§ What you should do: Return precisely the span of lines from the top of the material below to the line containing "years = ['2014', '2015']", both included. Pictures are excluded.

## begin Collected material

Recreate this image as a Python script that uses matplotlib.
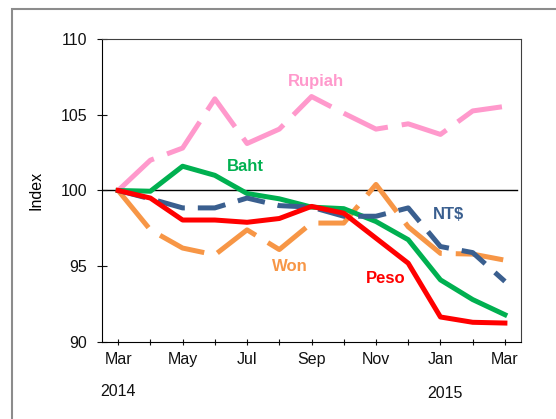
import matplotlib
matplotlib.use("Agg")
import matplotlib.pyplot as plt
from matplotlib.patches import Rectangle

plt.rcParams['font.family'] = ['Liberation Sans', 'DejaVu Sans']

# Monthly index, Mar 2014 = 100
months = ['Mar', 'Apr', 'May', 'Jun', 'Jul', 'Aug', 'Sep',
          'Oct', 'Nov', 'Dec', 'Jan', 'Feb', 'Mar']
rupiah = [100, 102.0, 102.8, 106.05, 103.1, 104.05, 106.2, 105.1, 104.05, 104.4, 103.7, 105.25, 105.55]
won = [100, 97.4, 96.2, 95.75, 97.4, 96.1, 97.85, 97.85, 100.4, 97.6, 95.85, 95.8, 95.4]
baht = [100, 99.95, 101.6, 101.0, 99.8, 99.45, 98.9, 98.8, 97.95, 96.75, 94.1, 92.8, 91.8]
ntd = [100, 99.45, 98.85, 98.85, 99.5, 99.0, 98.9, 98.3, 98.3, 98.85, 96.3, 95.9, 94.0]
peso = [100, 99.5, 98.05, 98.05, 97.9, 98.15, 98.95, 98.5, 96.85, 95.2, 91.65, 91.3, 91.25]
years = ['2014', '2015']

x = list(range(len(months)))

fig = plt.figure(figsize=(5.56, 4.19), dpi=100)
ax = fig.add_axes([0.1835, 0.1838, 0.7536, 0.7232])

# outer frame of the chart area
fig.patches.append(Rectangle((0.022, -0.5), 2, 0.9785 + 0.5, transform=fig.transFigure,
                             fill=False, edgecolor='#8c8c8c', linewidth=1.5))

ax.plot([-0.5, 12.37], [100, 100], color='black', lw=1, zorder=1.5)

lw = 3.6
l1, = ax.plot(x, rupiah, color='#FF99CC', lw=lw, dash_capstyle='butt')
l1.set_dashes([9.6, 2.8])
l2, = ax.plot(x, won, color='#F79646', lw=lw, dash_capstyle='butt')
l2.set_dashes([9.6, 2.8])
ax.plot(x, baht, color='#00B050', lw=lw)
l4, = ax.plot(x, ntd, color='#3A5F8F', lw=lw, dash_capstyle='butt')
l4.set_dashes([5.6, 2.6])
ax.plot(x, peso, color='#FF0000', lw=lw)

ax.text(6.13, 107.16, 'Rupiah', color='#FF99CC', fontsize=12, fontweight='bold', ha='center', va='center')
ax.text(3.95, 101.59, 'Baht', color='#00B050', fontsize=12, fontweight='bold', ha='center', va='center')
ax.text(10.26, 98.39, 'NT$', color='#3A5F8F', fontsize=12, fontweight='bold', ha='center', va='center')
ax.text(5.32, 95.0, 'Won', color='#F79646', fontsize=12, fontweight='bold', ha='center', va='center')
ax.text(8.29, 94.2, 'Peso', color='#FF0000', fontsize=12, fontweight='bold', ha='center', va='center')

ax.set_xlim(-0.5, 12.5)
ax.set_ylim(90, 110)
ax.set_yticks([90, 95, 100, 105, 110])
ax.set_xticks(x)
ax.set_xticklabels([m if i % 2 == 0 else '' for i, m in enumerate(months)])
ax.tick_params(axis='x', direction='inout', length=4.5, pad=5, labelsize=11.5, colors='#111111')
ax.tick_params(axis='y', direction='inout', length=7.7, pad=7, labelsize=11.5, colors='#111111')
ax.set_ylabel('Index', fontsize=11.5, labelpad=12)

for side in ['top', 'right']:
    ax.spines[side].set_color('#404040')

ax.annotate(years[0], xy=(0, 0), xycoords=('data', 'axes fraction'), xytext=(0, -35.5),
            textcoords='offset points', ha='center', va='center', fontsize=11.5, color='#111111')
ax.annotate(years[1], xy=(10.15, 0), xycoords=('data', 'axes fraction'), xytext=(0, -37),
            textcoords='offset points', ha='center', va='center', fontsize=11.5, color='#111111')

fig.savefig('out.png', dpi=100)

## end Collected material

§ Final result:
Recreate this image as a Python script that uses matplotlib.
import matplotlib
matplotlib.use("Agg")
import matplotlib.pyplot as plt
from matplotlib.patches import Rectangle

plt.rcParams['font.family'] = ['Liberation Sans', 'DejaVu Sans']

# Monthly index, Mar 2014 = 100
months = ['Mar', 'Apr', 'May', 'Jun', 'Jul', 'Aug', 'Sep',
          'Oct', 'Nov', 'Dec', 'Jan', 'Feb', 'Mar']
rupiah = [100, 102.0, 102.8, 106.05, 103.1, 104.05, 106.2, 105.1, 104.05, 104.4, 103.7, 105.25, 105.55]
won = [100, 97.4, 96.2, 95.75, 97.4, 96.1, 97.85, 97.85, 100.4, 97.6, 95.85, 95.8, 95.4]
baht = [100, 99.95, 101.6, 101.0, 99.8, 99.45, 98.9, 98.8, 97.95, 96.75, 94.1, 92.8, 91.8]
ntd = [100, 99.45, 98.85, 98.85, 99.5, 99.0, 98.9, 98.3, 98.3, 98.85, 96.3, 95.9, 94.0]
peso = [100, 99.5, 98.05, 98.05, 97.9, 98.15, 98.95, 98.5, 96.85, 95.2, 91.65, 91.3, 91.25]
years = ['2014', '2015']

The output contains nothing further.